Dans ces conditions, je vous propose :

de faire connaître au Gouvernement que nous estimons que l'option à privilégier est celle qui consiste à n'envisager une procédure simplifiée que pour les dispositions techniques et secondaires de la Convention Europol ;

et de lui demander de saisir sans tarder le Conseil d'État afin qu'il détermine les éléments de la Convention Europol qui pourraient, au regard des exigences constitutionnelles et de nos traditions en matière de libertés publiques, faire l'objet d'une telle procédure simplifiée.

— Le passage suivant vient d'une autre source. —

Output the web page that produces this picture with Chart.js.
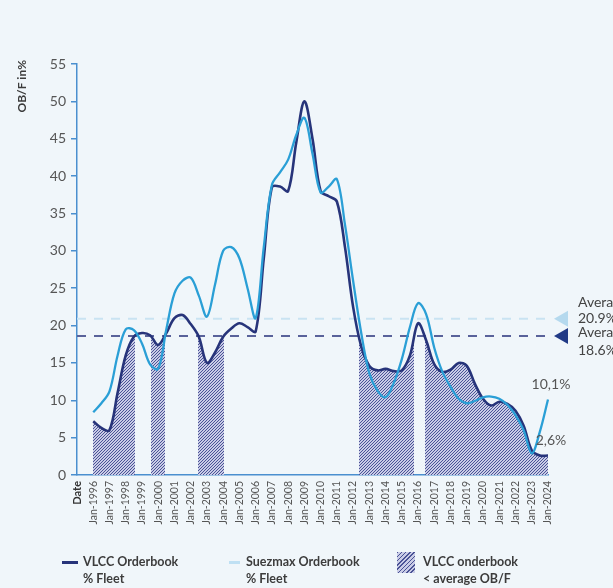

Je dois ajouter, à titre personnel, que je regrette que le Gouvernement n'ait pas cru bon jusqu'ici de demander au Conseil d'État son sentiment sur la conformité à la Constitution des trois options soumises au Conseil.

Et je pense que, lorsque nous aurons davantage d'informations sur les modalités de cette deuxième option proposée, il sera utile de déterminer si cette procédure simplifiée pour une partie de la Convention Europol est réellement opérationnelle, car rien ne permet aujourd'hui d'en être certain.

Compte rendu sommaire du débat

M. Pierre Fauchon :

Je suis en plein accord avec votre proposition. La seconde option est manifestement la meilleure. Et il reste à déterminer, au sein de la Convention Europol, ce qui appartient au domaine législatif et ce qui appartient au domaine réglementaire.

M. Serge Lagauche :

C'est là un domaine d'une grande complexité et je ne suis pas en mesure de me prononcer sur tous les considérants que vous avez évoqués à l'appui de votre argumentation. Je suis réservé, à titre personnel, à l'égard de tout ce qui peut entraver le fonctionnement d'Europol ou son efficacité ; ce qui ne veut pas dire que je suis opposé à votre souci d'assurer le respect des règles constitutionnelles.

M. Bernard Angels :

Le problème de constitutionnalité est clair et la consultation du Conseil d'État paraît appropriée.

La délégation a alors approuvé la proposition du rapporteur.